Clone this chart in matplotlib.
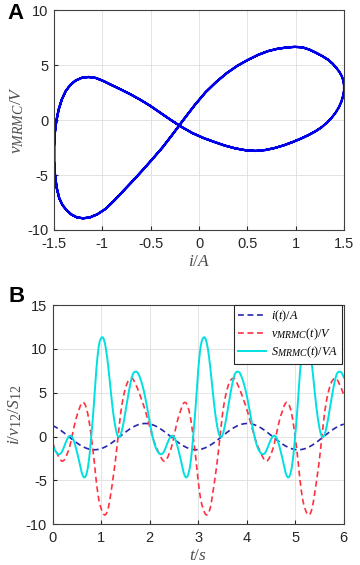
import numpy as np
import matplotlib; matplotlib.use("Agg")
import matplotlib.pyplot as plt
import matplotlib._mathtext as mtext

mtext.SHRINK_FACTOR = 0.8   # MATLAB-style subscripts are only a little smaller

plt.rcParams.update({
    "font.family": ["Liberation Sans", "DejaVu Sans"], "font.size": 10.5,
    "mathtext.fontset": "custom", "mathtext.rm": "Liberation Serif",
    "mathtext.it": "Liberation Serif:italic", "mathtext.bf": "Liberation Serif:bold",
    "axes.linewidth": 0.8, "axes.edgecolor": "0.25",
    "xtick.direction": "in", "ytick.direction": "in",
    "xtick.major.size": 3, "ytick.major.size": 3,
    "xtick.major.pad": 5, "ytick.major.pad": 4,
    "xtick.color": "0.15", "ytick.color": "0.15",
    "grid.color": "0.87", "grid.linewidth": 0.6,
})

t = np.linspace(0, 6, 241)

i_t = [
    1.264, 1.200, 1.130, 1.053, 0.970, 0.882, 0.788, 0.690, 0.588, 0.483, 0.376, 0.266,
    0.157, 0.045, -0.068, -0.180, -0.289, -0.398, -0.506, -0.610, -0.711, -0.808, -0.901, -0.988,
    -1.068, -1.144, -1.214, -1.276, -1.332, -1.380, -1.419, -1.452, -1.476, -1.492, -1.499, -1.499,
    -1.489, -1.472, -1.446, -1.412, -1.370, -1.321, -1.264, -1.200, -1.130, -1.053, -0.970, -0.882,
    -0.788, -0.690, -0.588, -0.486, -0.378, -0.268, -0.157, -0.045, 0.068, 0.180, 0.289, 0.398,
    0.506, 0.610, 0.711, 0.808, 0.901, 0.988, 1.068, 1.144, 1.214, 1.276, 1.332, 1.380,
    1.419, 1.452, 1.476, 1.492, 1.499, 1.499, 1.489, 1.472, 1.446, 1.412, 1.370, 1.321,
    1.264, 1.200, 1.130, 1.053, 0.970, 0.882, 0.788, 0.690, 0.588, 0.483, 0.376, 0.266,
    0.157, 0.045, -0.068, -0.180, -0.289, -0.398, -0.506, -0.610, -0.711, -0.808, -0.901, -0.988,
    -1.068, -1.144, -1.214, -1.276, -1.332, -1.380, -1.419, -1.452, -1.476, -1.492, -1.499, -1.499,
    -1.489, -1.472, -1.446, -1.412, -1.370, -1.321, -1.264, -1.200, -1.130, -1.053, -0.970, -0.882,
    -0.788, -0.690, -0.588, -0.486, -0.378, -0.268, -0.157, -0.045, 0.068, 0.180, 0.289, 0.398,
    0.506, 0.610, 0.711, 0.808, 0.901, 0.988, 1.068, 1.144, 1.214, 1.276, 1.332, 1.380,
    1.419, 1.452, 1.476, 1.492, 1.499, 1.499, 1.489, 1.472, 1.446, 1.412, 1.370, 1.321,
    1.264, 1.200, 1.130, 1.053, 0.970, 0.882, 0.788, 0.690, 0.588, 0.483, 0.376, 0.266,
    0.157, 0.045, -0.068, -0.180, -0.289, -0.398, -0.506, -0.610, -0.711, -0.808, -0.901, -0.988,
    -1.068, -1.144, -1.214, -1.276, -1.332, -1.380, -1.419, -1.452, -1.476, -1.492, -1.499, -1.499,
    -1.489, -1.472, -1.446, -1.412, -1.370, -1.321, -1.264, -1.200, -1.130, -1.053, -0.970, -0.882,
    -0.788, -0.690, -0.588, -0.486, -0.378, -0.268, -0.157, -0.045, 0.068, 0.180, 0.289, 0.398,
    0.506, 0.610, 0.711, 0.808, 0.901, 0.988, 1.068, 1.144, 1.214, 1.276, 1.332, 1.380,
    1.419]

v_t = [
    -0.67, -1.04, -1.37, -1.69, -1.99, -2.28, -2.53, -2.72, -2.81, -2.75, -2.58, -2.32,
    -1.99, -1.63, -1.19, -0.63, -0.01, 0.65, 1.30, 1.86, 2.35, 2.78, 3.17, 3.55,
    3.83, 3.92, 3.84, 3.60, 3.19, 2.62, 1.88, 0.95, -0.10, -1.21, -2.40, -3.74,
    -5.05, -6.17, -7.10, -7.74, -8.20, -8.59, -8.85, -8.94, -8.86, -8.58, -8.10, -7.37,
    -6.50, -5.58, -4.60, -3.59, -2.49, -1.23, 0.08, 1.36, 2.54, 3.49, 4.29, 4.95,
    5.48, 5.93, 6.27, 6.48, 6.60, 6.66, 6.62, 6.40, 6.10, 5.81, 5.50, 5.14,
    4.75, 4.37, 3.98, 3.58, 3.15, 2.69, 2.20, 1.69, 1.17, 0.68, 0.20, -0.25,
    -0.67, -1.04, -1.37, -1.69, -1.99, -2.28, -2.53, -2.72, -2.81, -2.75, -2.58, -2.32,
    -1.99, -1.63, -1.19, -0.63, -0.01, 0.65, 1.30, 1.86, 2.35, 2.78, 3.17, 3.55,
    3.83, 3.92, 3.84, 3.60, 3.19, 2.62, 1.88, 0.95, -0.10, -1.21, -2.40, -3.74,
    -5.05, -6.17, -7.10, -7.74, -8.20, -8.59, -8.85, -8.94, -8.86, -8.58, -8.10, -7.37,
    -6.50, -5.58, -4.60, -3.59, -2.49, -1.23, 0.08, 1.36, 2.54, 3.49, 4.29, 4.95,
    5.48, 5.93, 6.27, 6.48, 6.60, 6.66, 6.62, 6.40, 6.10, 5.81, 5.50, 5.14,
    4.75, 4.37, 3.98, 3.58, 3.15, 2.69, 2.20, 1.69, 1.17, 0.68, 0.20, -0.25,
    -0.67, -1.04, -1.37, -1.69, -1.99, -2.28, -2.53, -2.72, -2.81, -2.75, -2.58, -2.32,
    -1.99, -1.63, -1.19, -0.63, -0.01, 0.65, 1.30, 1.86, 2.35, 2.78, 3.17, 3.55,
    3.83, 3.92, 3.84, 3.60, 3.19, 2.62, 1.88, 0.95, -0.10, -1.21, -2.40, -3.74,
    -5.05, -6.17, -7.10, -7.74, -8.20, -8.59, -8.85, -8.94, -8.86, -8.58, -8.10, -7.37,
    -6.50, -5.58, -4.60, -3.59, -2.49, -1.23, 0.08, 1.36, 2.54, 3.49, 4.29, 4.95,
    5.48, 5.93, 6.27, 6.48, 6.60, 6.66, 6.62, 6.40, 6.10, 5.81, 5.50, 5.14,
    4.75]

s_t = [
    -0.85, -1.25, -1.55, -1.78, -1.93, -2.01, -1.99, -1.88, -1.65, -1.33, -0.97, -0.62,
    -0.31, -0.07, 0.08, 0.11, 0.00, -0.26, -0.66, -1.13, -1.67, -2.25, -2.86, -3.51,
    -4.09, -4.48, -4.66, -4.59, -4.25, -3.62, -2.67, -1.38, 0.15, 1.81, 3.60, 5.61,
    7.52, 9.08, 10.27, 10.93, 11.23, 11.35, 11.19, 10.73, 10.01, 9.03, 7.86, 6.50,
    5.12, 3.85, 2.70, 1.74, 0.94, 0.33, -0.01, -0.06, 0.17, 0.63, 1.24, 1.97,
    2.77, 3.62, 4.46, 5.24, 5.95, 6.58, 7.07, 7.32, 7.41, 7.41, 7.33, 7.09,
    6.74, 6.35, 5.87, 5.34, 4.72, 4.03, 3.28, 2.49, 1.69, 0.96, 0.27, -0.33,
    -0.85, -1.25, -1.55, -1.78, -1.93, -2.01, -1.99, -1.88, -1.65, -1.33, -0.97, -0.62,
    -0.31, -0.07, 0.08, 0.11, 0.00, -0.26, -0.66, -1.13, -1.67, -2.25, -2.86, -3.51,
    -4.09, -4.48, -4.66, -4.59, -4.25, -3.62, -2.67, -1.38, 0.15, 1.81, 3.60, 5.61,
    7.52, 9.08, 10.27, 10.93, 11.23, 11.35, 11.19, 10.73, 10.01, 9.03, 7.86, 6.50,
    5.12, 3.85, 2.70, 1.74, 0.94, 0.33, -0.01, -0.06, 0.17, 0.63, 1.24, 1.97,
    2.77, 3.62, 4.46, 5.24, 5.95, 6.58, 7.07, 7.32, 7.41, 7.41, 7.33, 7.09,
    6.74, 6.35, 5.87, 5.34, 4.72, 4.03, 3.28, 2.49, 1.69, 0.96, 0.27, -0.33,
    -0.85, -1.25, -1.55, -1.78, -1.93, -2.01, -1.99, -1.88, -1.65, -1.33, -0.97, -0.62,
    -0.31, -0.07, 0.08, 0.11, 0.00, -0.26, -0.66, -1.13, -1.67, -2.25, -2.86, -3.51,
    -4.09, -4.48, -4.66, -4.59, -4.25, -3.62, -2.67, -1.38, 0.15, 1.81, 3.60, 5.61,
    7.52, 9.08, 10.27, 10.93, 11.23, 11.35, 11.19, 10.73, 10.01, 9.03, 7.86, 6.50,
    5.12, 3.85, 2.70, 1.74, 0.94, 0.33, -0.01, -0.06, 0.17, 0.63, 1.24, 1.97,
    2.77, 3.62, 4.46, 5.24, 5.95, 6.58, 7.07, 7.32, 7.41, 7.41, 7.33, 7.09,
    6.74]

fig = plt.figure(figsize=(3.6, 5.65), dpi=100)
axA = fig.add_axes([0.150, 0.593, 0.806, 0.389])
axB = fig.add_axes([0.146, 0.072, 0.809, 0.388])

# --- A: v-i pinched loop
axA.plot(i_t, v_t, color="#0000e8", lw=1.6)
axA.set_xlim(-1.5, 1.5); axA.set_ylim(-10, 10)
axA.set_xticks([-1.5, -1, -0.5, 0, 0.5, 1, 1.5])
axA.set_xticklabels(["-1.5", "-1", "-0.5", "0", "0.5", "1", "1.5"])
axA.set_yticks([-10, -5, 0, 5, 10])
axA.set_yticklabels(["-10", "-5", "0", "5", "10"])
axA.grid(True)
axA.set_xlabel(r"$i/A$", fontsize=12.5, color="0.3", labelpad=2)
axA.set_ylabel(r"$v_{MRMC}/V$", fontsize=12.5, color="0.3", labelpad=1)

# --- B: time traces
axB.plot(t, i_t, color="#2626b0", lw=1.2, dashes=(3.5, 2.2), label=r"$i(t)/A$")
axB.plot(t, v_t, color="#ff3040", lw=1.2, dashes=(3.5, 2.2), label=r"$v_{MRMC}(t)/V$")
axB.plot(t, s_t, color="#00e0e0", lw=1.4, label=r"$S_{MRMC}(t)/VA$")
axB.set_xlim(0, 6); axB.set_ylim(-10, 15)
axB.set_xticks(range(0, 7))
axB.set_yticks([-10, -5, 0, 5, 10, 15])
axB.set_yticklabels(["-10", "-5", "0", "5", "10", "15"])
axB.grid(True)
axB.set_xlabel(r"$t/s$", fontsize=12.5, color="0.3", labelpad=2)
axB.set_ylabel(r"$i/v_{12}/S_{12}$", fontsize=12.5, color="0.3", labelpad=1)
leg = axB.legend(loc="upper right", bbox_to_anchor=(0.993, 1.0), fontsize=8.8,
                 frameon=True, fancybox=False, edgecolor="0.15", framealpha=1,
                 borderaxespad=0.0, labelspacing=0.2, handlelength=2.3,
                 handletextpad=0.4, borderpad=0.3)
leg.get_frame().set_linewidth(0.8)

fig.text(7 / 360, 1 - 3 / 565, "A", fontsize=16, fontweight="bold", va="top", ha="left")
fig.text(9 / 360, 1 - 286 / 565, "B", fontsize=16, fontweight="bold", va="top", ha="left")

fig.savefig("out.png", dpi=100)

__________________________________________________

_WORK TO BE COMPLETED_. Repeat the listing above up to and including the line with "mtext.SHRINK_FACTOR = 0.8", starting from its first line. Drop any pictures.

_WRITTEN SOLUTION_.
Clone this chart in matplotlib.
import numpy as np
import matplotlib; matplotlib.use("Agg")
import matplotlib.pyplot as plt
import matplotlib._mathtext as mtext

mtext.SHRINK_FACTOR = 0.8   # MATLAB-style subscripts are only a little smaller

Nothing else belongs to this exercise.